Spurs fire back at their North London neighbors
By Daniel Rubens
It’s been 20 years since Tottenham Hotspur finished above Arsenal in the Premier League. Two decades. The fiercest rivalry in English football has been so one sided, Arsenal fans created a new holiday called “St. Totteringham’s Day” in 2002 to celebrate the day Spurs can no longer catch the Gunners in the table.
Since the “holiday” was created, Gooners (as Arsenal fans are often known) have enjoyed it every year. The gap in talent has been shrinking over the past few years, with two of the past three years going down to the final day as to which side would finish higher. But Arsenal prevailed both times before clinching with two games to spare last season.
In each of those two seasons the race came down to the final day, Spurs held a lead on Arsenal during the second half of the season before being caught by their tormentors in red. Fans on both sides have gotten used to seeing Spurs ahead of Arsenal in the winter months, and most expect the Gunners to find a way to sneak back ahead of Tottenham by the end of spring.
They could be in for a shock this year though, as Spurs are looking stronger and more unified than they have in a long time. The team that showed up on the pitch at White Hart Lane on Saturday for the North London Derby looked nothing like the Tottenham of the recent past. But the group that took down Arsenal 2-1 appears to be one capable of ending whatever voodoo has cursed the Lane for so long.
By far the biggest difference about this year’s Tottenham team is that you can’t count them out if they fall behind. In previous years, Spurs would wilt in many games when hit with a momentum-killing goal by an opposition. Last season when they hosted the North London Derby, Spurs gave up a second-minute rocket to Tomas Rosicky and barely threatened Arsenal’s goal after.
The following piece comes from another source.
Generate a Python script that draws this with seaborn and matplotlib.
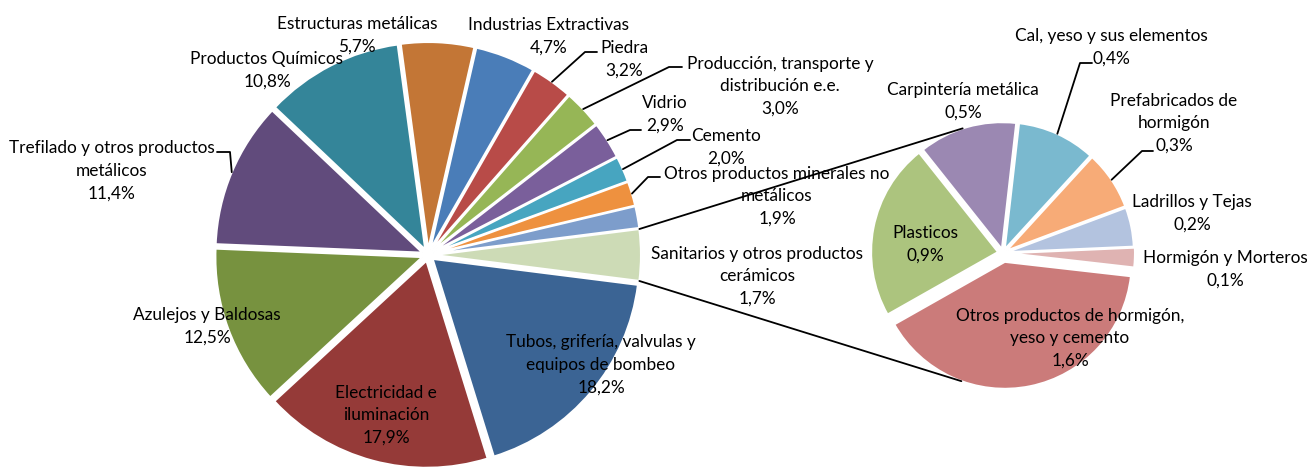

But this season, Spurs have won more points from losing positions than any other in the league (and 12 points in the final five minutes of games), and they found a way to pull it off again on Saturday. Mesut Ozil’s early goal against the run of play might have crushed past Spurs groups, but not this one. Tottenham ramped up the pressure, threatening David Ospina in Arsenal’s goal time and again over the first half and first 10 minutes of the second.
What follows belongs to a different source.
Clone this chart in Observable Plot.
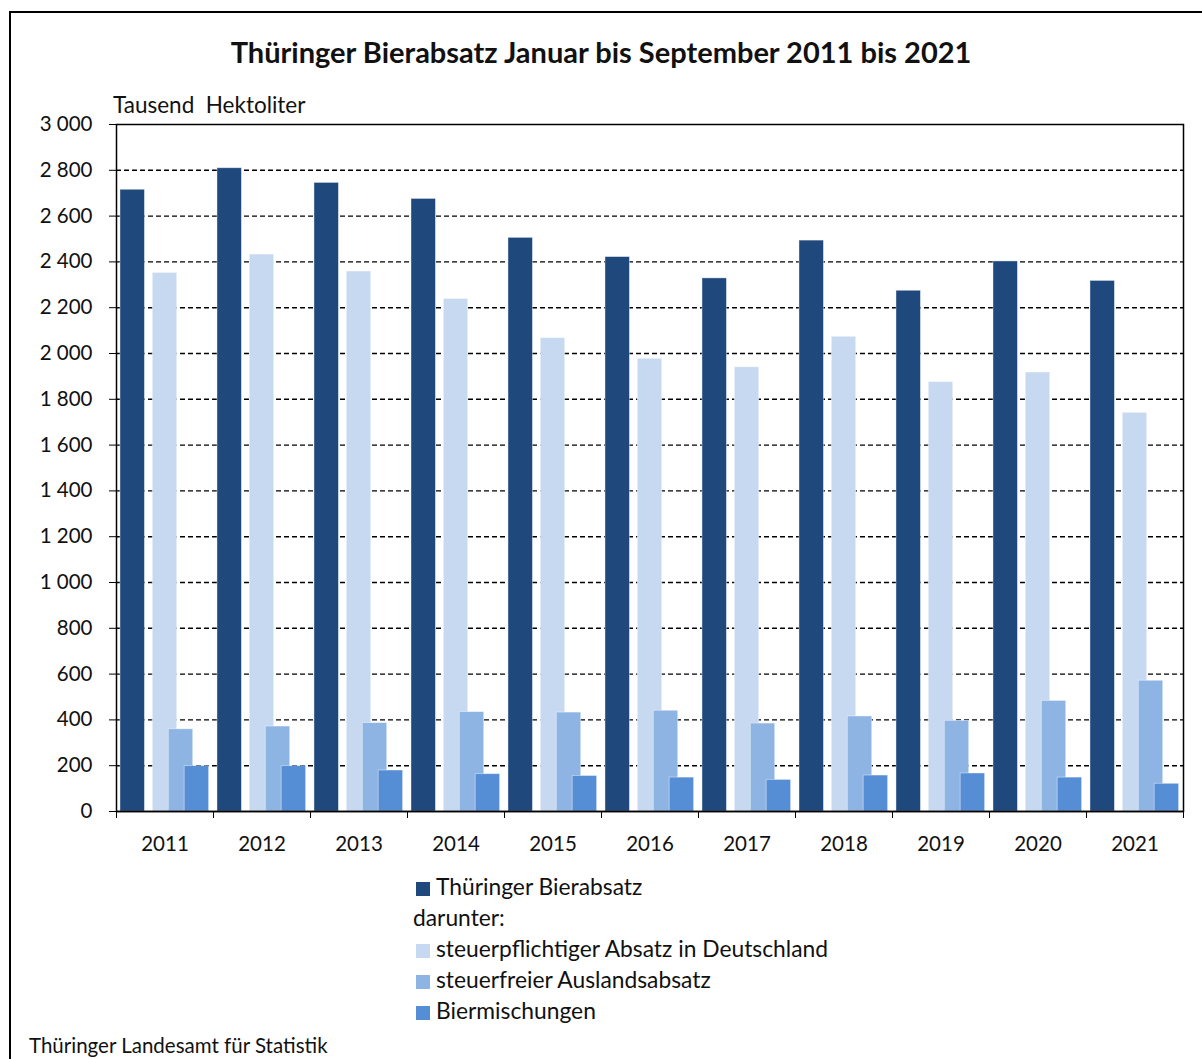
<!DOCTYPE html>
<html>
<head>
<meta charset="utf-8">
<script src="https://cdn.jsdelivr.net/npm/d3@7"></script>
<script src="https://cdn.jsdelivr.net/npm/@observablehq/plot@0.6"></script>
<style>
  html, body { margin: 0; padding: 0; background: #fff; }
  body { width: 1202px; height: 1059px; overflow: hidden; font-family: Lato, "Noto Sans", sans-serif; color: #111; }
  #wrap { position: relative; width: 1202px; height: 1059px; }
  #border { position: absolute; left: 9px; top: 11px; width: 1300px; height: 1100px; border-left: 2px solid #000; border-top: 2px solid #000; }
  #title { position: absolute; left: 0; width: 1202px; top: 34px; text-align: center; font-weight: bold; font-size: 29px; }
  #ylabel { position: absolute; left: 113px; top: 91px; font-size: 22.5px; white-space: pre; }
  #chart { position: absolute; left: 0; top: 100px; }
  #legend { position: absolute; left: 413px; top: 871px; font-size: 22.8px; }
  .row { height: 31px; line-height: 30px; white-space: nowrap; }
  .sw { display: inline-block; width: 14px; height: 14px; margin: 0 6px 0 3px; vertical-align: -1px; }
  #caption { position: absolute; left: 29px; top: 1033px; font-size: 20.5px; }
</style>
</head>
<body>
<div id="wrap">
  <div id="border"></div>
  <div id="title">Thüringer Bierabsatz Januar bis September 2011 bis 2021</div>
  <div id="ylabel">Tausend  Hektoliter</div>
  <div id="chart"></div>
  <div id="legend"></div>
  <div id="caption">Thüringer Landesamt für Statistik</div>
</div>
<script>
const years = ["2011","2012","2013","2014","2015","2016","2017","2018","2019","2020","2021"];
const seriesNames = ["Thüringer Bierabsatz", "steuerpflichtiger Absatz in Deutschland", "steuerfreier Auslandsabsatz", "Biermischungen"];
const seriesColors = ["#1f497d", "#c6d9f1", "#8eb4e3", "#558ed5"];
const gesamt = [2715, 2809, 2745, 2675, 2505, 2421, 2328, 2493, 2274, 2402, 2317];
const steuerpflichtig = [2352, 2432, 2358, 2238, 2067, 1977, 1940, 2073, 1875, 1917, 1741];
const auslandsabsatz = [359, 371, 386, 434, 432, 440, 384, 415, 396, 483, 571];
const biermischungen = [198, 198, 179, 163, 155, 148, 138, 157, 166, 148, 121];
const yTicks = [0, 200, 400, 600, 800, 1000, 1200, 1400, 1600, 1800, 2000, 2200, 2400, 2600, 2800, 3000];

// layout of the overlapping bars within each year slot (fraction of slot)
const barOffset = [0.041, 0.374, 0.539, 0.703];
const barWidth = 0.252;

const seriesValues = [gesamt, steuerpflichtig, auslandsabsatz, biermischungen];
const data = [];
seriesValues.forEach((vals, s) => {
  vals.forEach((v, i) => {
    data.push({ i, s, year: years[i], series: seriesNames[s], value: v, x1: i + barOffset[s], x2: i + barOffset[s] + barWidth });
  });
});

const fmt = d => d3.format(",")(d).replace(/,/g, " ");
const slots = d3.range(0, years.length + 1);
const centers = years.map((_, i) => i + 0.5);

const plot = Plot.plot({
  width: 1202,
  height: 770,
  marginTop: 24,
  marginBottom: 59,
  marginLeft: 116,
  marginRight: 19,
  style: { fontFamily: "Lato, 'Noto Sans', sans-serif", fontSize: "20px", color: "#111", background: "transparent" },
  x: { type: "linear", domain: [0, years.length] },
  y: { domain: [0, 3000] },
  color: { domain: seriesNames, range: seriesColors },
  marks: [
    Plot.ruleY(yTicks.filter(d => d > 0 && d < 3000), { stroke: "#000", strokeWidth: 1.4, strokeDasharray: "5,3" }),
    Plot.rectY(data, { x1: "x1", x2: "x2", y: "value", fill: "series", stroke: "#fff", strokeOpacity: 0.5, strokeWidth: 0.8 }),
    Plot.frame({ stroke: "#000", strokeWidth: 1.5 }),
    Plot.axisY({ ticks: yTicks, tickSize: 7, tickPadding: 17, tickFormat: fmt, fontSize: 20.5, label: null, stroke: "#000" }),
    Plot.axisX({ ticks: slots, tickSize: 7, tickFormat: () => "", label: null, stroke: "#000" }),
    Plot.axisX({ ticks: centers, tickSize: 0, tickPadding: 25, tickFormat: d => years[Math.floor(d)], fontSize: 20.5, label: null }),
    Plot.ruleY([0], { stroke: "#000", strokeWidth: 1.5 })
  ]
});
document.getElementById("chart").appendChild(plot);

const legend = document.getElementById("legend");
const addRow = (text, color) => {
  const r = document.createElement("div");
  r.className = "row";
  if (color) {
    const sw = document.createElement("span");
    sw.className = "sw";
    sw.style.background = color;
    r.appendChild(sw);
  }
  r.appendChild(document.createTextNode(text));
  legend.appendChild(r);
};
addRow(seriesNames[0], seriesColors[0]);
addRow("darunter:", null);
addRow(seriesNames[1], seriesColors[1]);
addRow(seriesNames[2], seriesColors[2]);
addRow(seriesNames[3], seriesColors[3]);
</script>
</body>
</html>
Then, Spurs got their well-deserved breakthrough, with Moussa Dembele redirecting a header on goal, which Ospina parried to an open Harry Kane at the back post. The 21-year-old local lad in flying form made no mistake, scoring his first derby goal and igniting a massive celebration as Spurs completely and permanently seized momentum.
The next half hour was an absolute frenzy, with Spurs constantly pressing, Arsenal occasionally counter-attacking, and both goalies sporadically coming up huge. Five minutes from time, Tottenham finally got their reward, as who else but Kane leapt above Laurent Koscielny to reach a fantastic cross from Nabil Bentaleb and sent a terrific header looping back over Ospina for the winner.
As Kane did his customary full lap around the Lane, he had tears in his eyes as the fans belted out his name. He personifies everything that is different about this new Spurs group: youth, hunger, energy and passion.
Kane was terrific as usual and deserves every piece of praise that comes his way. At 21, he’s strong, though not particularly fast. His best attributes are finishing, positioning, and desire, three traits which were on display on each of his goals. He’s positioned beautifully and finishes with pinpoint accuracy on the first, then shows off his heading with a fantastic jump and perfect contact on the second.
But he’s only part of the difference. This Spurs group has a newfound energy, which has been on display prominently in first-year head coach Mauricio Pochettino’s high-pressing system. Everyone in the side works to win it back when they lose it. Bentaleb and Ryan Mason — 20 and 23, respectively — swarm opposing players in the midfield, with players like Erik Lamela (22), Christian Eriksen (22), and Nacer Chadli (25) ready to bring it forward after the two holding mids win it back (not to mention track back and try to win it themselves).
This team is young, and Pochettino has them fully fit and able to run for 90 minutes. That’s why this team has been so successful late in games: Spurs press the ball the entire game, and they have energy to keep doing so and working hard late in games.
That has never been more evident than it was on Saturday. Every time Tottenham lost the ball, they worked hard to win it back. They kept fighting after falling behind, and ratcheted the pressure up after they tied the score. Arsenal simply were overwhelmed. Spurs were the better side, and not by a small margin.
At this point, Arsenal fans probably aren’t feeling much different than they usually do. Yes, their side is now trailing Spurs by one point, but this Arsenal and Tottenham, and Arsenal always finish above Spurs.
However, Spurs fans are feeling a bit different. There’s a bit more optimism around. This Tottenham team is young, academy-driven, and has a real passion for the club. What was supposed to be something of a transition year has turned into another top four battle. Yes, their side always finishes below Arsenal, but Tottenham fans have every reason to think that this year could be different. Their team is, their collective belief is, and, if the results keep trending up, maybe the trash talk in North London this summer will be different too.